Lmao. When I lived in Austria I remember I chilled with a friend and he let me take a couple sips from his Beer.
The next day he asked me to wire him 0.3 euro for half the beer 😭.
I just told him next beer is on me.
I swear Dutch reads and sounds like an English speaker making fun of German people.
“Ja I joost drooped mein pannenkaken entoo de poopengarten.” This is what Dutch sounds like to me, you have a practical rainbow of Germanic languages and then there’s Dutch which sounds and reads like a shit post.
Have you seen Afrikaans?
I saw a post of an old Afrikaans newspaper that read “Hitler dood, wat nau?”
Here’s it is without the pointless first half.
It’s so weird how Americans turned this phrase around. I looked up why a while back and apparently it was just to make it sound fancier initially and then it caught on. Either way, each to their own.
I’m not American. Just using the saying as I’ve heard it used pretty much everywhere.
I work at a bakery in Germany that’s open on sundays (most things are closed). Yesterday was absolutely flooded because of Mother’s Day and we kept running out of coins.
I had a man wait over five minutes before I was able to give him his change of one cent. I wish I were so in charge of my finances.
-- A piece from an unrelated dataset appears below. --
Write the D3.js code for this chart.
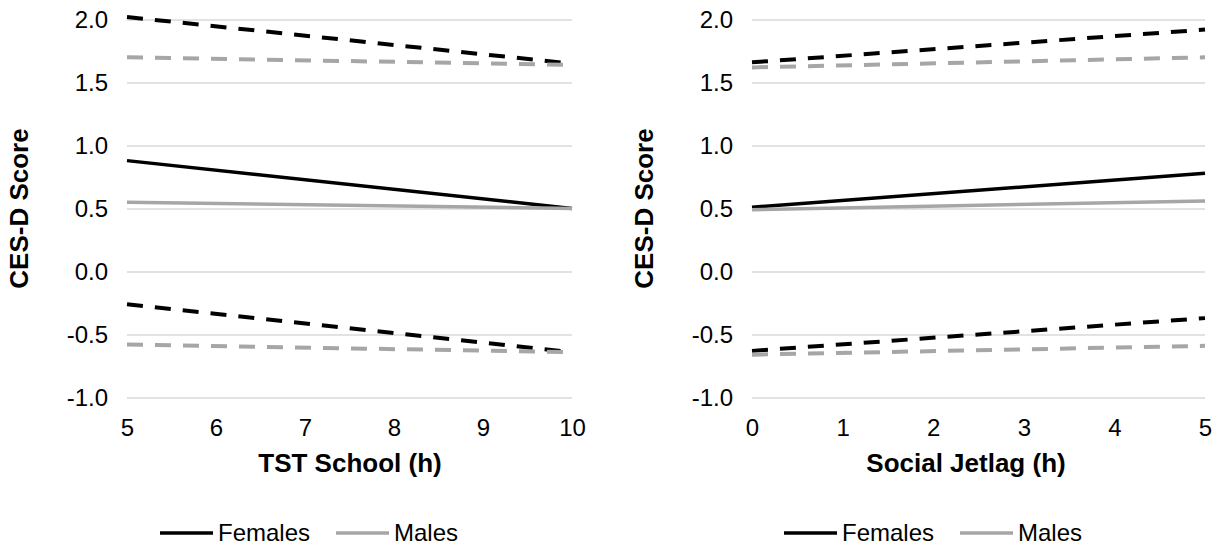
<!DOCTYPE html>
<html>
<head>
<meta charset="utf-8">
<script src="https://cdn.jsdelivr.net/npm/d3@7"></script>
<style>
    body { margin: 0; background: #fff; }
    svg { display: block; font-family: 'Liberation Sans', Arial, sans-serif; }
</style>
</head>
<body>
<script>
// TST School panel
let tstHours = [5, 10];
let tstFemales = [0.88, 0.50];
let tstFemalesUpper = [2.02, 1.65];
let tstFemalesLower = [-0.26, -0.64];
let tstMales = [0.55, 0.50];
let tstMalesUpper = [1.70, 1.64];
let tstMalesLower = [-0.58, -0.64];
let tstTicks = [5, 6, 7, 8, 9, 10];

// Social jetlag panel
let sjlHours = [0, 5];
let sjlFemales = [0.51, 0.78];
let sjlFemalesUpper = [1.66, 1.92];
let sjlFemalesLower = [-0.63, -0.37];
let sjlMales = [0.49, 0.56];
let sjlMalesUpper = [1.62, 1.70];
let sjlMalesLower = [-0.66, -0.59];
let sjlTicks = [0, 1, 2, 3, 4, 5];

let yTicks = [-1.0, -0.5, 0.0, 0.5, 1.0, 1.5, 2.0];
let legendLabels = ['Females', 'Males'];

let width = 1228, height = 546;
let femaleColor = '#000000', maleColor = '#a6a6a6';

let svg = d3.select('body').append('svg')
    .attr('width', width)
    .attr('height', height);

let y = d3.scaleLinear()
    .domain([-1, 2])
    .range([397.5, 19.5]);

function panel(opts) {
    let g = svg.append('g');
    let x = d3.scaleLinear()
        .domain(d3.extent(opts.xs))
        .range([opts.left, opts.right]);

    // gridlines
    g.append('g')
        .attr('transform', `translate(${opts.left}, 0)`)
        .call(d3.axisLeft(y).tickValues(yTicks).tickSize(-(opts.right - opts.left)).tickFormat(''))
        .call(a => a.select('.domain').remove())
        .selectAll('line')
        .attr('stroke', '#d9d9d9')
        .attr('stroke-width', 1.5);

    // y tick labels (plain hyphen for negatives, like the original)
    g.append('g')
        .attr('transform', `translate(${opts.left}, 0)`)
        .call(d3.axisLeft(y).tickValues(yTicks).tickSize(0).tickPadding(19).tickFormat(d => d.toFixed(1)))
        .call(a => a.select('.domain').remove())
        .selectAll('text')
        .attr('font-size', 24)
        .attr('font-family', "'Liberation Sans', Arial, sans-serif")
        .attr('fill', '#000');

    // x tick labels
    g.append('g')
        .attr('transform', `translate(0, ${y(-1)})`)
        .call(d3.axisBottom(x).tickValues(opts.ticks).tickSize(0).tickPadding(21).tickFormat(d => String(d)))
        .call(a => a.select('.domain').remove())
        .selectAll('text')
        .attr('font-size', 24)
        .attr('font-family', "'Liberation Sans', Arial, sans-serif")
        .attr('fill', '#000');

    let line = d3.line()
        .x((d, i) => x(opts.xs[i]))
        .y(d => y(d));

    let series = [
        {values: opts.females, color: femaleColor, dash: null, w: 3.5},
        {values: opts.femalesUpper, color: femaleColor, dash: '16,12', w: 4},
        {values: opts.femalesLower, color: femaleColor, dash: '16,12', w: 4},
        {values: opts.males, color: maleColor, dash: null, w: 3.5},
        {values: opts.malesUpper, color: maleColor, dash: '16,12', w: 4},
        {values: opts.malesLower, color: maleColor, dash: '16,12', w: 4}
    ];

    g.selectAll('.series').data(series).enter().append('path')
        .attr('class', 'series')
        .attr('d', d => line(d.values))
        .attr('fill', 'none')
        .attr('stroke', d => d.color)
        .attr('stroke-width', d => d.w)
        .attr('stroke-dasharray', d => d.dash);

    // axis titles
    g.append('text')
        .attr('x', opts.titleX)
        .attr('y', 472)
        .attr('text-anchor', 'middle')
        .attr('font-size', 26)
        .attr('font-weight', 'bold')
        .text(opts.title);

    g.append('text')
        .attr('transform', `translate(${opts.yTitleX}, ${y(0.5)}) rotate(-90)`)
        .attr('text-anchor', 'middle')
        .attr('dy', '0.35em')
        .attr('font-size', 26)
        .attr('font-weight', 'bold')
        .text('CES-D Score');

    // legend
    let legend = g.selectAll('.legend').data(legendLabels).enter().append('g')
        .attr('class', 'legend')
        .attr('transform', (d, i) => `translate(${opts.legendX + i * 176}, 533)`);
    legend.append('line')
        .attr('x1', 0).attr('x2', 53)
        .attr('stroke', (d, i) => i === 0 ? femaleColor : maleColor)
        .attr('stroke-width', 3.5);
    legend.append('text')
        .attr('x', 58)
        .attr('dy', '0.35em')
        .attr('font-size', 24)
        .text(d => d);
}

panel({
    left: 127, right: 572, xs: tstHours, ticks: tstTicks,
    females: tstFemales, femalesUpper: tstFemalesUpper, femalesLower: tstFemalesLower,
    males: tstMales, malesUpper: tstMalesUpper, malesLower: tstMalesLower,
    title: 'TST School (h)', titleX: 350, yTitleX: 19, legendX: 160
});

panel({
    left: 752, right: 1205, xs: sjlHours, ticks: sjlTicks,
    females: sjlFemales, femalesUpper: sjlFemalesUpper, femalesLower: sjlFemalesLower,
    males: sjlMales, malesUpper: sjlMalesUpper, malesLower: sjlMalesLower,
    title: 'Social Jetlag (h)', titleX: 966, yTitleX: 644, legendX: 784
});
</script>
</body>
</html>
If it helps, it was a price ending in a different digit. It ended in six, he gave me seven cents, and wouldn’t accept my offer of his two cents back and I’d be happy to pay the difference personally. He wanted to pay exactly what he owed, which is his prerogative.
1 cent?! We don’t even deal with those fiddly little coins in our shops anymore. 5 cents is the smallest change.
The price of our plain Brötchen is indivisible by five, which means I get to impress the shit out of people with very basic mental math, but we do have to mess with the fiddly coins. Normally people are a little embarrassed and grimace while waiting for a tiny amount of change, but this guy was chilling. Honestly, more power to him.
No, I mean in stores we still get prices like 2,99, and if you pay with card you pay 2,99 but if you pay with cash you pay 3 euro. You don’t get 1 cent return.
On the flipside: if your total is something like 2,96 then you pay 2,96 if you pay with card, however in cash you pay 2,95.
So in the end it all kind of evens out.